Root-soil structure inspired hydrogel microspheres with high dimensional stability and anion-exchange capacity

Abstract

Ion exchange materials show great advantages in water purification, food industry, pharmaceutical industry, etc. However, the ion exchange capacities of ion exchange materials, especially for anion-exchange materials, at present are still relatively low. Hydrogels own abundant functional groups and show high hydrophilicity, and thus are recognized as high-potential ion exchange materials, but may deform and even crush in use due to their low mechanical strength and unavoidable swelling behavior.
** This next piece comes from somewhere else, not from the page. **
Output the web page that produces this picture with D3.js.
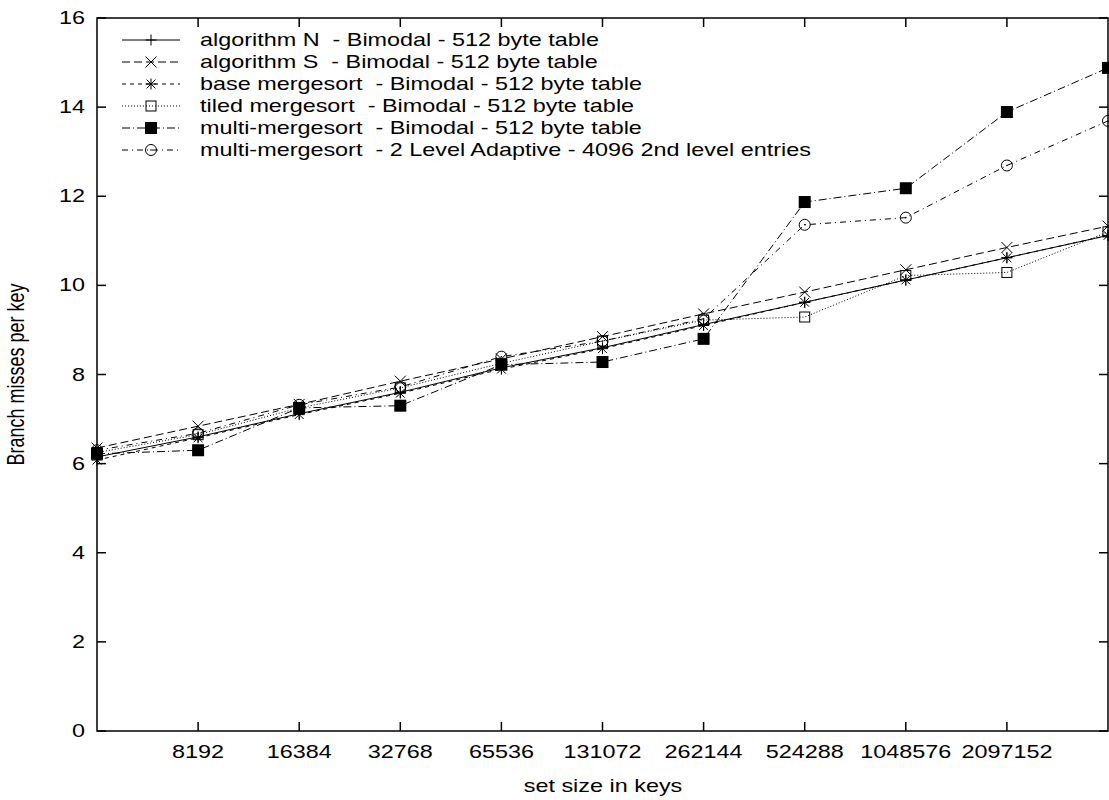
<!DOCTYPE html>
<html>
<head>
<meta charset="utf-8">
<script src="https://cdn.jsdelivr.net/npm/d3@7"></script>
<style>
  body { margin: 0; background: #fff; }
  text { font-family: "Liberation Sans", Arial, Helvetica, sans-serif; fill: #000; white-space: pre; }
</style>
</head>
<body>
<div id="chart"></div>
<script>
// set sizes (log2 axis)
const keys = [4096, 8192, 16384, 32768, 65536, 131072, 262144, 524288, 1048576, 2097152, 4194304];
const xTickLabels = [8192, 16384, 32768, 65536, 131072, 262144, 524288, 1048576, 2097152];
const yTicks = [0, 2, 4, 6, 8, 10, 12, 14, 16];

const algoN      = [6.15, 6.60, 7.12, 7.60, 8.15, 8.60, 9.12, 9.62, 10.12, 10.62, 11.12];
const algoS      = [6.35, 6.84, 7.33, 7.85, 8.35, 8.85, 9.36, 9.85, 10.35, 10.85, 11.33];
const baseMerge  = [6.08, 6.58, 7.10, 7.58, 8.12, 8.58, 9.10, 9.62, 10.12, 10.62, 11.12];
const tiledMerge = [6.25, 6.65, 7.25, 7.70, 8.25, 8.75, 9.22, 9.29, 10.22, 10.29, 11.20];
const multiBimodal = [6.22, 6.30, 7.25, 7.30, 8.22, 8.28, 8.80, 11.87, 12.18, 13.89, 14.88];
const multiTwoLevel = [6.30, 6.68, 7.32, 7.72, 8.40, 8.75, 9.25, 11.36, 11.52, 12.69, 13.69];

const seriesNames = [
  "algorithm N  - Bimodal - 512 byte table",
  "algorithm S  - Bimodal - 512 byte table",
  "base mergesort  - Bimodal - 512 byte table",
  "tiled mergesort  - Bimodal - 512 byte table",
  "multi-mergesort  - Bimodal - 512 byte table",
  "multi-mergesort  - 2 Level Adaptive - 4096 2nd level entries"
];
const seriesValues = [algoN, algoS, baseMerge, tiledMerge, multiBimodal, multiTwoLevel];
const dashes = ["none", "8,4", "4,4", "1,2", "8,3,1,3", "6,4,1,4"];
const markers = ["plus", "cross", "star", "box", "fbox", "circle"];

const W = 1109, H = 800;
const m = { left: 97, right: 1, top: 18, bottom: 69 };
const sx = 1.3; // le texte est étiré horizontalement
const fs = 18;

const svg = d3.select("#chart").append("svg")
  .attr("width", W).attr("height", H);

const x = d3.scaleLog().base(2).domain([4096, 4194304]).range([m.left, W - m.right]);
const y = d3.scaleLinear().domain([0, 16]).range([H - m.bottom, m.top]);

function label(px, py, str, anchor, extra) {
  return svg.append("text")
    .attr("transform", `translate(${px},${py}) scale(${sx},1)` + (extra || ""))
    .attr("text-anchor", anchor).attr("font-size", fs).text(str);
}

// cadre
svg.append("rect")
  .attr("x", m.left).attr("y", m.top)
  .attr("width", W - m.right - m.left).attr("height", H - m.bottom - m.top)
  .attr("fill", "none").attr("stroke", "#000").attr("stroke-width", 1.5);

// graduations
const tl = 9;
yTicks.forEach(v => {
  svg.append("line").attr("x1", m.left).attr("x2", m.left + tl)
    .attr("y1", y(v)).attr("y2", y(v)).attr("stroke", "#000").attr("stroke-width", 1.5);
  svg.append("line").attr("x1", W - m.right - tl).attr("x2", W - m.right)
    .attr("y1", y(v)).attr("y2", y(v)).attr("stroke", "#000").attr("stroke-width", 1.5);
  label(85, y(v) + 6, v, "end");
});
xTickLabels.forEach(v => {
  svg.append("line").attr("x1", x(v)).attr("x2", x(v))
    .attr("y1", H - m.bottom).attr("y2", H - m.bottom - tl).attr("stroke", "#000").attr("stroke-width", 1.5);
  svg.append("line").attr("x1", x(v)).attr("x2", x(v))
    .attr("y1", m.top).attr("y2", m.top + tl).attr("stroke", "#000").attr("stroke-width", 1.5);
  label(x(v), 758, v, "middle");
});

// titres des axes
label(603, 792, "set size in keys", "middle");
svg.append("text")
  .attr("transform", `translate(24,${(m.top + H - m.bottom) / 2}) scale(${sx},1) rotate(-90)`)
  .attr("text-anchor", "middle").attr("font-size", fs).text("Branch misses per key");

// dessine un marqueur
function drawMarker(g, type, cx, cy) {
  const s = 5.5;
  const line = (x1, y1, x2, y2) => g.append("line")
    .attr("x1", x1).attr("y1", y1).attr("x2", x2).attr("y2", y2)
    .attr("stroke", "#000").attr("stroke-width", 1);
  if (type === "plus" || type === "star") {
    line(cx - s, cy, cx + s, cy); line(cx, cy - s, cx, cy + s);
  }
  if (type === "cross" || type === "star") {
    const d = type === "star" ? s * 0.8 : s;
    line(cx - d, cy - d, cx + d, cy + d); line(cx - d, cy + d, cx + d, cy - d);
  }
  if (type === "box") {
    g.append("rect").attr("x", cx - 5).attr("y", cy - 5).attr("width", 10).attr("height", 10)
      .attr("fill", "none").attr("stroke", "#000").attr("stroke-width", 1);
  }
  if (type === "fbox") {
    g.append("rect").attr("x", cx - 6).attr("y", cy - 6).attr("width", 12).attr("height", 12)
      .attr("fill", "#000");
  }
  if (type === "circle") {
    g.append("circle").attr("cx", cx).attr("cy", cy).attr("r", 5.5)
      .attr("fill", "none").attr("stroke", "#000").attr("stroke-width", 1);
    g.append("circle").attr("cx", cx).attr("cy", cy).attr("r", 0.8).attr("fill", "#000");
  }
}

const lineGen = d3.line().x(d => x(d.k)).y(d => y(d.v));

seriesValues.forEach((vals, i) => {
  const pts = keys.map((k, j) => ({ k, v: vals[j] }));
  const g = svg.append("g");
  g.append("path").datum(pts)
    .attr("d", lineGen)
    .attr("fill", "none").attr("stroke", "#000").attr("stroke-width", 1)
    .attr("stroke-dasharray", dashes[i]);
  pts.forEach(p => drawMarker(g, markers[i], x(p.k), y(p.v)));

  // légende
  const ly = 40 + i * 22;
  g.append("line").attr("x1", 122).attr("x2", 180).attr("y1", ly).attr("y2", ly)
    .attr("stroke", "#000").attr("stroke-width", 1).attr("stroke-dasharray", dashes[i]);
  drawMarker(g, markers[i], 151, ly);
  svg.append("text")
    .attr("transform", `translate(200,${ly + 6}) scale(${sx},1)`)
    .attr("font-size", fs).text(seriesNames[i]);
});
</script>
</body>
</html>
In this study, inspired by the root-soil structure, novel poly(methacryloxyethyltrimethyl ammonium chloride) composite hydrogel microspheres with ultrahigh ion exchange capacity (more than 3.8 meuqiv/g), low swelling ratio (less than 1.5 g/g under pH = 7), and ultrahigh mechanical strength (more than 28.1 MPa) were prepared. The microspheres showed efficient adsorption for anionic dyes (1491 mg/g for methyl orange, 1693 mg/g for Congo red, and 204.7 mg/g for amaranth, respectively) and great adsorption for bilirubin (131.6 mg/g). Taken together, the hydrogel microspheres were qualified as stable and high-efficiency ion exchange materials. More importantly, the root-soil structure opens up avenues for enhancing the dimensional stability of functional hydrogels.